An Introduction to the AICPA’s Financial Reporting Framework for Small- and Medium-Sized Entities (FRF for SMEs)

In June, The American Institute of Certified Public Accountants (AICPA) introduced a new accounting option for smaller privately owned businesses in preparing financial statements. Below are some specifics about the new framework.

What is it? A new accounting option developed by the AICPA for preparing streamlined, relevant financial statements for privately held owner-managed businesses that are not required to use Generally Accepted Accounting Principles (GAAP). The FRF for SMEs framework draws upon a blend of traditional methods of accounting with some accrual income tax methods.

Who should implement this framework? “Owner-managed” businesses in which the people who own a controlling interest are substantially the same set of people who run the company. It should not be expected that this business is going public or that ownership would change in the near future. The financial statements of the entity should not be complex, and there should be a low level of credit exposure for the company.

Who would use these financial statements? The AICPA has identified the primary users of these financial statements as: Small business owners; Law and medical practices; Bankers and other lenders; Insurance companies; Sureties; Private investors

When should a business consider using the framework?
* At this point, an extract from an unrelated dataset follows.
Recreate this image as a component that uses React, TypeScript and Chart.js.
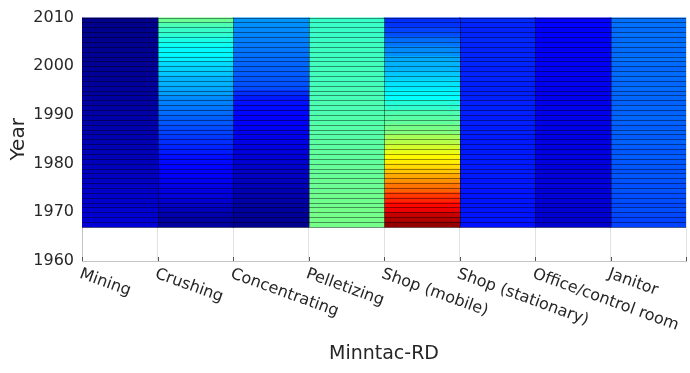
import React, { useEffect, useRef } from 'react';
import { Chart, registerables } from 'chart.js';

Chart.register(...registerables);

// Job categories (x axis)
const categories = [
  'Mining',
  'Crushing',
  'Concentrating',
  'Pelletizing',
  'Shop (mobile)',
  'Shop (stationary)',
  'Office/control room',
  'Janitor',
];

// Row start years, listed top (2009) to bottom (1967); each row spans one year
const years = [
  2009, 2008, 2007, 2006, 2005, 2004, 2003, 2002, 2001, 2000,
  1999, 1998, 1997, 1996, 1995, 1994, 1993, 1992, 1991, 1990,
  1989, 1988, 1987, 1986, 1985, 1984, 1983, 1982, 1981, 1980,
  1979, 1978, 1977, 1976, 1975, 1974, 1973, 1972, 1971, 1970,
  1969, 1968, 1967,
];

// Normalised exposure level (0..1 on the jet colour scale), same order as years
const mining = [
  0.012, 0.013, 0.014, 0.015, 0.016, 0.017, 0.018, 0.019, 0.02, 0.021,
  0.022, 0.023, 0.024, 0.026, 0.028, 0.03, 0.032, 0.034, 0.036, 0.038,
  0.04, 0.042, 0.044, 0.046, 0.048, 0.05, 0.052, 0.054, 0.056, 0.058,
  0.06, 0.062, 0.064, 0.066, 0.068, 0.07, 0.072, 0.074, 0.076, 0.078,
  0.08, 0.083, 0.086,
];
const crushing = [
  0.48, 0.45, 0.43, 0.42, 0.4, 0.39, 0.37, 0.37, 0.36, 0.34,
  0.33, 0.32, 0.3, 0.3, 0.29, 0.28, 0.26, 0.25, 0.24, 0.23,
  0.22, 0.21, 0.2, 0.19, 0.18, 0.17, 0.16, 0.15, 0.14, 0.135,
  0.13, 0.125, 0.12, 0.11, 0.1, 0.095, 0.09, 0.08, 0.07, 0.06,
  0.045, 0.035, 0.03,
];
const concentrating = [
  0.27, 0.265, 0.26, 0.255, 0.25, 0.245, 0.24, 0.235, 0.23, 0.225,
  0.22, 0.215, 0.21, 0.205, 0.2, 0.17, 0.15, 0.14, 0.135, 0.13,
  0.125, 0.12, 0.115, 0.11, 0.105, 0.1, 0.095, 0.09, 0.085, 0.08,
  0.075, 0.07, 0.065, 0.06, 0.055, 0.05, 0.045, 0.04, 0.035, 0.03,
  0.025, 0.02, 0.015,
];
const pelletizing = [
  0.43, 0.43, 0.43, 0.43, 0.43, 0.435, 0.435, 0.435, 0.435, 0.44,
  0.44, 0.44, 0.44, 0.44, 0.445, 0.445, 0.445, 0.45, 0.45, 0.45,
  0.455, 0.455, 0.46, 0.46, 0.46, 0.465, 0.465, 0.47, 0.47, 0.47,
  0.475, 0.475, 0.475, 0.48, 0.48, 0.48, 0.485, 0.485, 0.485, 0.49,
  0.49, 0.49, 0.49,
];
const shopMobile = [
  0.17, 0.175, 0.19, 0.2, 0.23, 0.24, 0.26, 0.265, 0.29, 0.3,
  0.3, 0.32, 0.33, 0.35, 0.355, 0.37, 0.375, 0.41, 0.42, 0.45,
  0.46, 0.47, 0.49, 0.5, 0.54, 0.55, 0.58, 0.6, 0.63, 0.64,
  0.66, 0.68, 0.71, 0.73, 0.76, 0.78, 0.82, 0.84, 0.87, 0.89,
  0.93, 0.95, 0.98,
];
const shopStationary = [
  0.165, 0.16, 0.16, 0.16, 0.165, 0.16, 0.16, 0.16, 0.16, 0.16,
  0.155, 0.16, 0.16, 0.155, 0.155, 0.155, 0.155, 0.155, 0.155, 0.155,
  0.15, 0.155, 0.15, 0.155, 0.15, 0.15, 0.15, 0.15, 0.15, 0.15,
  0.15, 0.15, 0.15, 0.145, 0.15, 0.145, 0.145, 0.145, 0.145, 0.145,
  0.145, 0.145, 0.14,
];
const officeControl = [
  0.128, 0.126, 0.124, 0.122, 0.12, 0.118, 0.117, 0.116, 0.115, 0.114,
  0.113, 0.112, 0.111, 0.11, 0.109, 0.108, 0.107, 0.106, 0.105, 0.104,
  0.103, 0.102, 0.101, 0.1, 0.099, 0.098, 0.097, 0.096, 0.095, 0.094,
  0.093, 0.092, 0.091, 0.09, 0.089, 0.088, 0.087, 0.086, 0.085, 0.084,
  0.082, 0.08, 0.078,
];
const janitor = [
  0.235, 0.235, 0.23, 0.235, 0.23, 0.235, 0.23, 0.23, 0.235, 0.23,
  0.225, 0.23, 0.23, 0.225, 0.23, 0.225, 0.225, 0.22, 0.225, 0.22,
  0.225, 0.22, 0.215, 0.22, 0.215, 0.22, 0.215, 0.21, 0.215, 0.21,
  0.21, 0.205, 0.21, 0.205, 0.2, 0.205, 0.2, 0.2, 0.195, 0.2,
  0.195, 0.19, 0.19,
];

const seriesValues = [
  mining, crushing, concentrating, pelletizing,
  shopMobile, shopStationary, officeControl, janitor,
];

// Y axis ticks
const yearTicks = [1960, 1970, 1980, 1990, 2000, 2010];

const FONT = "'DejaVu Sans', 'Liberation Sans', Arial, sans-serif";
const TEXT = '#262626';

function jet(v: number): string {
  const c = (t: number) => Math.max(0, Math.min(1, t));
  const r = c(1.5 - Math.abs(4 * v - 3));
  const g = c(1.5 - Math.abs(4 * v - 2));
  const b = c(1.5 - Math.abs(4 * v - 1));
  return `rgb(${Math.round(r * 255)},${Math.round(g * 255)},${Math.round(b * 255)})`;
}

// Cell edge lines (drawn over the cells, like pcolor edges) + axis ticks + rotated labels
const overlayPlugin = {
  id: 'overlay',
  afterDatasetsDraw(chart: any) {
    const { ctx } = chart;
    const xs = chart.scales.x;
    const ys = chart.scales.y;
    const x0 = xs.getPixelForValue(1);
    const x1 = xs.getPixelForValue(categories.length + 1);
    const yTop = ys.getPixelForValue(years[0] + 1);
    const yBot = ys.getPixelForValue(years[years.length - 1]);
    ctx.save();
    ctx.strokeStyle = 'rgba(0,0,0,0.42)';
    ctx.lineWidth = 1;
    const bounds = [years[0] + 1, ...years];
    bounds.forEach((b) => {
      const py = Math.round(ys.getPixelForValue(b)) + 0.5;
      ctx.beginPath();
      ctx.moveTo(x0, py);
      ctx.lineTo(x1, py);
      ctx.stroke();
    });
    for (let v = 2; v <= categories.length; v++) {
      const px = Math.round(xs.getPixelForValue(v)) + 0.5;
      ctx.beginPath();
      ctx.moveTo(px, yTop);
      ctx.lineTo(px, yBot);
      ctx.stroke();
    }
    ctx.restore();
  },
  afterDraw(chart: any) {
    const { ctx, chartArea } = chart;
    const xs = chart.scales.x;
    ctx.save();
    ctx.strokeStyle = '#555';
    ctx.lineWidth = 1;
    for (let v = 1; v <= categories.length + 1; v++) {
      const px = Math.round(xs.getPixelForValue(v)) + 0.5;
      ctx.beginPath();
      ctx.moveTo(px, chartArea.bottom);
      ctx.lineTo(px, chartArea.bottom - 4);
      ctx.stroke();
    }
    ctx.fillStyle = TEXT;
    ctx.font = `16px ${FONT}`;
    ctx.textAlign = 'left';
    ctx.textBaseline = 'top';
    categories.forEach((label, i) => {
      const px = xs.getPixelForValue(i + 1);
      ctx.save();
      ctx.translate(px + 1, chartArea.bottom + 5);
      ctx.rotate((20 * Math.PI) / 180);
      ctx.fillText(label, 0, 0);
      ctx.restore();
    });
    ctx.restore();
  },
};

export default function App() {
  const canvasRef = useRef<HTMLCanvasElement | null>(null);

  useEffect(() => {
    if (!canvasRef.current) return;
    const datasets = categories.map((cat, i) => ({
      label: cat,
      data: years.map((yr) => ({ x: i + 1.5, y: [yr, yr + 1] })),
      backgroundColor: seriesValues[i].map(jet),
      borderWidth: 0,
      grouped: false,
      barPercentage: 1,
      categoryPercentage: 1,
      inflateAmount: 0.5,
    }));

    const chart = new Chart(canvasRef.current, {
      type: 'bar',
      data: { datasets } as any,
      options: {
        animation: false,
        responsive: false,
        maintainAspectRatio: false,
        layout: { padding: { top: 14, right: 4, bottom: 0, left: 0 } },
        plugins: {
          legend: { display: false },
          tooltip: { enabled: false },
        },
        scales: {
          x: {
            type: 'linear',
            min: 1,
            max: categories.length + 1,
            offset: false,
            grid: { display: true, color: '#e2e2e2', offset: false, drawTicks: false },
            border: { display: true, color: '#c4c4c4' },
            ticks: { display: false, stepSize: 1 },
            title: {
              display: true,
              text: 'Minntac-RD',
              color: TEXT,
              font: { family: FONT, size: 19 },
              padding: { top: 0, bottom: 8 },
            },
            afterFit: (s: any) => { s.height = 112; },
          },
          y: {
            type: 'linear',
            min: yearTicks[0],
            max: yearTicks[yearTicks.length - 1],
            grid: { display: false, drawTicks: false },
            border: { display: true, color: '#c4c4c4' },
            afterBuildTicks: (s: any) => { s.ticks = yearTicks.map((v) => ({ value: v })); },
            ticks: {
              color: TEXT,
              font: { family: FONT, size: 16 },
              padding: 8,
              callback: (v: any) => String(v),
            },
            title: {
              display: true,
              text: 'Year',
              color: TEXT,
              font: { family: FONT, size: 20 },
              padding: { top: 7, bottom: 0 },
            },
            afterFit: (s: any) => { s.width = 82; },
          },
        },
      } as any,
      plugins: [overlayPlugin],
    });
    return () => chart.destroy();
  }, []);

  return (
    <div style={{ position: 'fixed', left: 0, top: 0, width: 690, height: 373, background: '#fff' }}>
      <canvas ref={canvasRef} width={690} height={373} />
    </div>
  );
}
This special purpose framework can be considered when GAAP reporting isn’t required. Also, when a company is applying for bank financing and has available collateral or other methods of evaluation not related to the financial statements.

Why consider this new reporting option? The AICPA says that it is a cost-beneficial solution for owners who require financial statements, and that it is a more intuitive and understandable framework.
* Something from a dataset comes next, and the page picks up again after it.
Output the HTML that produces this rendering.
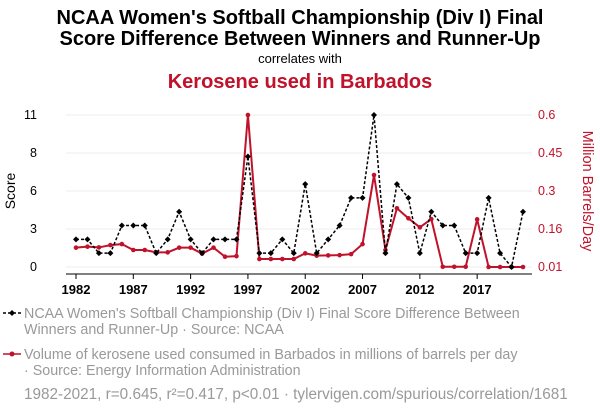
<!DOCTYPE html>
<html><head><meta charset="utf-8"><style>
body{margin:0;background:#fff;}
svg text{font-family:"Liberation Sans",sans-serif;}
</style></head><body>
<svg width="600" height="414" xmlns="http://www.w3.org/2000/svg">
<text x="300" y="24" text-anchor="middle" font-size="20" font-weight="bold">NCAA Women's Softball Championship (Div I) Final</text>
<text x="300" y="45" text-anchor="middle" font-size="20" font-weight="bold">Score Difference Between Winners and Runner-Up</text>
<text x="300" y="63" text-anchor="middle" font-size="13">correlates with</text>
<text x="300" y="88" text-anchor="middle" font-size="20" font-weight="bold" fill="#c0122b">Kerosene used in Barbados</text>
<g id="grid"></g>
<g id="axes"></g>
<g id="series"></g>
<text transform="translate(15,191) rotate(-90)" text-anchor="middle" font-size="14">Score</text>
<text transform="translate(583,191) rotate(90)" text-anchor="middle" font-size="14.5" fill="#c0122b">Million Barrels/Day</text>
<g>
<line x1="3" y1="313" x2="21" y2="313" stroke="#000" stroke-width="1.5" stroke-dasharray="3,2"/>
<path d="M12 310 L15 313 L12 316 L9 313Z" fill="#000"/>
<text x="24" y="318" font-size="14.3" fill="#999">NCAA Women's Softball Championship (Div I) Final Score Difference Between</text>
<text x="24" y="334" font-size="14.3" fill="#999">Winners and Runner-Up · Source: NCAA</text>
</g>
<g>
<line x1="3" y1="354" x2="21" y2="354" stroke="#c0122b" stroke-width="1.5"/>
<circle cx="12" cy="354" r="2.5" fill="#c0122b"/>
<text x="24" y="359" font-size="14.3" fill="#999">Volume of kerosene used consumed in Barbados in millions of barrels per day</text>
<text x="24" y="375" font-size="14.3" fill="#999">· Source: Energy Information Administration</text>
</g>
<text x="24" y="399" font-size="15.3" fill="#999">1982-2021, r=0.645, r²=0.417, p&lt;0.01 · tylervigen.com/spurious/correlation/1681</text>
</svg>
<script>
const years=[];for(let y=1982;y<=2021;y++)years.push(y);
const scores=[2,2,1,1,3,3,3,1,2,4,2,1,2,2,2,8,1,1,2,1,6,1,2,3,5,5,11,1,6,5,1,4,3,3,1,1,5,1,0,4];
const kerosene=[0.085,0.089,0.086,0.095,0.099,0.076,0.076,0.067,0.067,0.085,0.085,0.062,0.085,0.05,0.052,0.6,0.041,0.041,0.041,0.041,0.063,0.054,0.055,0.056,0.06,0.099,0.367,0.076,0.238,0.199,0.164,0.196,0.011,0.011,0.011,0.195,0.01,0.01,0.01,0.01];
const leftTicks=[0,3,6,8,11];const leftTickVals=[0,2.75,5.5,8.25,11];
const rightTicks=["0.01","0.16","0.3","0.45","0.6"];const rightTickVals=[0.01,0.1575,0.305,0.4525,0.6];
const xTicks=[1982,1987,1992,1997,2002,2007,2012,2017];
const NS="http://www.w3.org/2000/svg";
const X0=76,X1=523,YT=115,YB=267;
const xs=y=>X0+(y-1982)/(2021-1982)*(X1-X0);
const yl=v=>YB-v/11*(YB-YT);
const yr=v=>YB-(v-0.01)/(0.6-0.01)*(YB-YT);
function mk(tag,attrs,parent){const e=document.createElementNS(NS,tag);for(const k in attrs)e.setAttribute(k,attrs[k]);document.getElementById(parent).appendChild(e);return e;}
leftTickVals.forEach((v,i)=>{
 const g=mk('line',{x1:66,x2:532,y1:yl(v),y2:yl(v),stroke:'#eee','stroke-width':1},'grid');
 
 
 const t=mk('text',{x:37,y:yl(v)+4,'text-anchor':'end','font-size':12.5},'axes');t.textContent=leftTicks[i];
 
 
});
rightTickVals.forEach((v,i)=>{
 const t=mk('text',{x:538,y:yr(v)+4,'font-size':12.5,fill:'#c0122b'},'axes');t.textContent=rightTicks[i];
 
 
});
xTicks.forEach(y=>{
 const l=mk('line',{x1:xs(y),x2:xs(y),y1:274,y2:279,stroke:'#000'},'axes');
 
 
 const t=mk('text',{x:xs(y),y:294,'text-anchor':'middle','font-size':13,'font-weight':'bold'},'axes');t.textContent=y;
 
 
});
const al=mk('line',{x1:66,x2:532,y1:274,y2:274,stroke:'#000'},'axes');


const rp=mk('polyline',{points:years.map((y,i)=>xs(y)+','+yr(kerosene[i])).join(' '),fill:'none',stroke:'#c0122b','stroke-width':2},'series');


years.forEach((y,i)=>{const c=mk('circle',{cx:xs(y),cy:yr(kerosene[i]),r:2.3,fill:'#c0122b'},'series');
 
 });
const bp=mk('polyline',{points:years.map((y,i)=>xs(y)+','+yl(scores[i])).join(' '),fill:'none',stroke:'#000','stroke-width':1.5,'stroke-dasharray':'3,2'},'series');


years.forEach((y,i)=>{const x=xs(y),v=yl(scores[i]);const p=mk('path',{d:`M${x} ${v-3}L${x+3} ${v}L${x} ${v+3}L${x-3} ${v}Z`,fill:'#000'},'series');
 
 });
</script>
</body></html>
How is FRF for SMEs Different from GAAP? It is an Other Comprehensive Basis of Accounting (OCBOA) that uses historical cost rather than fair value; doesn’t require consolidation of variable interest entities; allows for use of the consolidation method or equity method to account for subsidiaries; reduces the number of financial statement disclosures; minimizes book vs. tax differences; doesn’t require recognition of deferred taxes, but still provides the option to record, if preferred; and requires goodwill to be amortized.

Resources – AICPA’s “Financial Reporting Framework for Small- and Medium-Sized Entities,” and AICPA’s “FRF for SMEs Frequently Asked Questions.”